Wouldn’t you LOVE your child to make this stunningly realistic homemade birds’ nest to hold their beautifully dyed Easter eggs this year? Can you believe that my 2.5 year old son basically made this nest by himself (with very little assistance from me)?
Learning about birds and spring, while developing a little “scientist”, is all a part of today’s birds’ nest adventure!
1. Have You Seen Birds?
by Joanne Oppenheim and illustrated by Barbara Reid – one of my favourite illustrators who makes pictures out of coloured clay, catchy rhyming text
2. Fine Feathered Friends: All About Birds (Cat in the Hat’s Learning Library)

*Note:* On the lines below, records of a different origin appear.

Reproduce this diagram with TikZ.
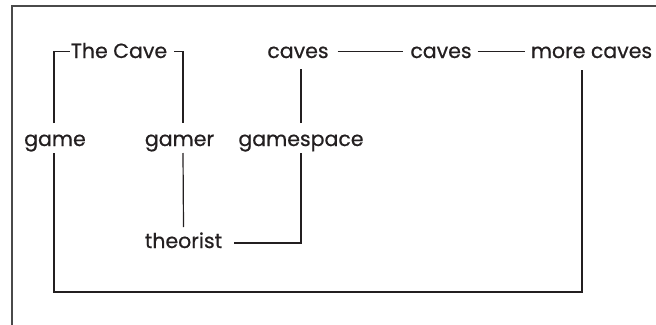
\documentclass[tikz,border=0pt]{standalone}
\usepackage{fontspec}
\setmainfont{Poppins}[FakeBold=0.6]
\definecolor{ink}{HTML}{231F20}
\definecolor{framec}{HTML}{4A4A4A}
\tikzset{
  lbl/.style={anchor=base, inner sep=0pt, outer sep=0pt, text height=17pt, text depth=4pt,
    font=\fontsize{20.5}{22}\selectfont, text=ink},
  conn/.style={draw=ink, line width=1.2pt},
}
\begin{document}
\begin{tikzpicture}[x=1pt,y=-1pt]
\useasboundingbox (0,0) rectangle (656,324);
\draw[framec, line width=1.5pt] (12,330) -- (12,6) -- (662,6);
\node[lbl] (cave) at (119,58) {The Cave};
\node[lbl] (caves1) at (298,58) {caves};
\node[lbl] (caves2) at (441,58) {caves};
\node[lbl] (more) at (591.5,58) {more caves};
\node[lbl] (game) at (55,146) {game};
\node[lbl] (gamer) at (179.5,146) {gamer};
\node[lbl] (gamespace) at (301,146) {gamespace};
\node[lbl] (theorist) at (183.5,248) {theorist};
\coordinate (loop) at (54,292);
\draw[conn] ([xshift=-1pt,yshift=6pt]game.north) |- ([xshift=-1pt]cave.west);
\draw[conn] ([xshift=7pt]cave.east) -| ([xshift=3.5pt,yshift=6pt]gamer.north);
\draw[conn] ([xshift=3.5pt,yshift=-3pt]gamer.south) -- ([yshift=4pt]theorist.north);
\draw[conn] ([xshift=12pt,yshift=-1.5pt]theorist.east) -| ([yshift=-3pt]gamespace.south);
\draw[conn] ([yshift=6pt]gamespace.north) -- ([yshift=-7pt]caves1.south -| gamespace.north);
\draw[conn] ([xshift=9pt]caves1.east) -- ([xshift=-7pt]caves2.west);
\draw[conn] ([xshift=6pt]caves2.east) -- ([xshift=-6pt]more.west);
\draw[conn] ([xshift=-9.5pt,yshift=-8pt]more.south) |- (loop) -- ([xshift=-1pt,yshift=-3pt]game.south);
\end{tikzpicture}
\end{document}
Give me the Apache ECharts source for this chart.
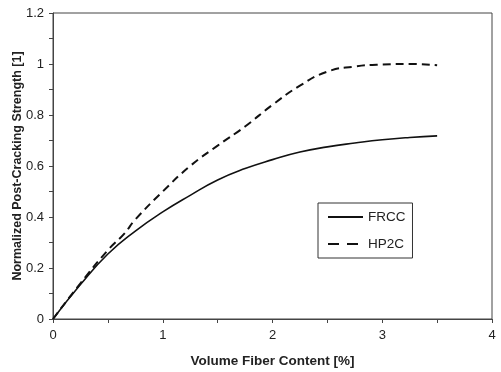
<!DOCTYPE html>
<html>
<head>
<meta charset="utf-8">
<script src="https://cdn.jsdelivr.net/npm/echarts@6/dist/echarts.min.js"></script>
<style>
  html, body { margin: 0; padding: 0; background: #fff; }
  #chart { width: 501px; height: 372px; }
</style>
</head>
<body>
<div id="chart"></div>
<script>
// curves: [fiber content %, normalized strength]
var frccX = [0, 0.25, 0.5, 0.75, 1, 1.25, 1.5, 1.75, 2, 2.25, 2.5, 2.75, 3, 3.25, 3.5];
var frccY = [0, 0.135, 0.255, 0.345, 0.42, 0.485, 0.545, 0.59, 0.625, 0.655, 0.675, 0.69, 0.703, 0.712, 0.718];
var hp2cX = [0, 0.25, 0.5, 0.65, 0.75, 1, 1.25, 1.5, 1.75, 2, 2.25, 2.5, 2.75, 3, 3.25, 3.5];
var hp2cY = [0, 0.14, 0.27, 0.335, 0.39, 0.5, 0.6, 0.68, 0.755, 0.84, 0.915, 0.97, 0.99, 0.998, 1.0, 0.995];
var seriesNames = ['FRCC', 'HP2C'];

function pairs(xs, ys) {
    var out = [];
    for (var i = 0; i < xs.length; i++) out.push([xs[i], ys[i]]);
    return out;
}

var font = 'Liberation Sans, Arial, sans-serif';
var ink = '#222';

var myChart = echarts.init(document.getElementById('chart'));
var option = {
    animation: false,
    backgroundColor: '#fff',
    grid: {
        left: 53, right: 9, top: 13, bottom: 53,
        containLabel: false, outerBoundsMode: 'none',
        show: true, borderColor: '#444', borderWidth: 1
    },
    legend: {
        orient: 'vertical',
        left: 318, top: 203,
        padding: [7, 7, 7, 9],
        borderColor: '#333', borderWidth: 1,
        itemWidth: 35, itemHeight: 14, itemGap: 13,
        // hide the marker dot, keep only the line sample
        itemStyle: { color: 'transparent', borderWidth: 0 },
        textStyle: { fontFamily: font, fontSize: 13.5, color: ink },
        data: [
            { name: seriesNames[0] },
            { name: seriesNames[1], lineStyle: { type: [11, 8], width: 1.8 } }
        ]
    },
    xAxis: {
        type: 'value', min: 0, max: 4, interval: 1,
        name: 'Volume Fiber Content [%]',
        nameLocation: 'middle', nameGap: 35, nameMoveOverlap: false,
        nameTextStyle: { fontFamily: font, fontSize: 13.5, fontWeight: 'bold', color: ink },
        axisLine: { lineStyle: { color: '#444' } },
        axisTick: { show: true, length: 4, lineStyle: { color: '#444' } },
        minorTick: { show: true, splitNumber: 2, length: 4, lineStyle: { color: '#444' } },
        axisLabel: { fontFamily: font, fontSize: 13, color: ink, margin: 10 },
        splitLine: { show: false }
    },
    yAxis: {
        type: 'value', min: 0, max: 1.2, interval: 0.2,
        name: 'Normalized Post-Cracking Strength [1]',
        nameLocation: 'middle', nameGap: 29, nameMoveOverlap: false,
        nameTextStyle: { fontFamily: font, fontSize: 12.5, fontWeight: 'bold', color: ink },
        axisLine: { show: true, lineStyle: { color: '#444' } },
        axisTick: { show: true, length: 4, lineStyle: { color: '#444' } },
        minorTick: { show: true, splitNumber: 2, length: 4, lineStyle: { color: '#444' } },
        axisLabel: { fontFamily: font, fontSize: 13, color: ink, margin: 9 },
        splitLine: { show: false }
    },
    series: [
        {
            name: seriesNames[0], type: 'line', smooth: true, symbol: 'none',
            lineStyle: { color: '#111', width: 1.6, type: 'solid' },
            itemStyle: { color: '#111' },
            data: pairs(frccX, frccY)
        },
        {
            name: seriesNames[1], type: 'line', smooth: true, symbol: 'none',
            lineStyle: { color: '#111', width: 2, type: [8, 5] },
            itemStyle: { color: '#111' },
            data: pairs(hp2cX, hp2cY)
        }
    ]
};
myChart.setOption(option);
</script>
</body>
</html>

by Tish Rabe and illustrated by Aristides Ruiz (a Cat in the Hat’s Learning Library book) – very Dr. Seuss-like, lots of rhyming plus great overview of birds of the world
3. The Magic School Bus Flies from the Nest (Scholastic Reader, Level 2)
– an oldie, but a goodie packed with tons of information and engaging pictures. My son loves all the Magic School Bus books – and I enjoy reading them too!
Making the Bird’s Nest
You Will Need:
- White glue
- Lots of string cut up into 5-6 ” lengths
- Shredded paper
- Spanish moss, or other decorative moss
- Decorative grasses
- Decorative feathers
- A balloon and a small bowl
Artistic Note: If you want the nest to look realistic, choose natural coloured materials. For a totally different look, choose brightly coloured string, shredded paper, and feathers!
SCIENCE NOTE: While you are getting started, this is a great time to discuss why birds make nests! What does your child think?
I’ve been working on waiting at least 10 seconds after asking my son a question. I read recently that children under age 3 can take that long to put their thoughts into words!
Step 2: Show your kiddo how to dip the string into the glue and then squeeze it or run it between fingers to get the extra glue off. Then have your kiddo place the string onto the balloon wherever they like.
You may have to help with the first few to get them started and feeling confident about the process. (It’s okay to have too much glue – it just takes longer to dry that’s all!)
SCIENCE NOTE: As Onetime was working away – we talked about how birds use all of these materials, plus sticks and twigs to make their nests!
Step 3: Encourage your kiddo to keep adding string and then other materials until the balloon is covered. Once Onetime (my 2.5 year old son) got going with this, he had a blast! He just needed occasional reminders to add lots of glue to the Spanish Moss and shredded paper.
SCIENCE NOTE: While your child is building, ask them what they think birds use to keep the nest together instead of glue. (Answer: Mud! and lots of it!)
Last, it was the really fun part – the popping of the balloon!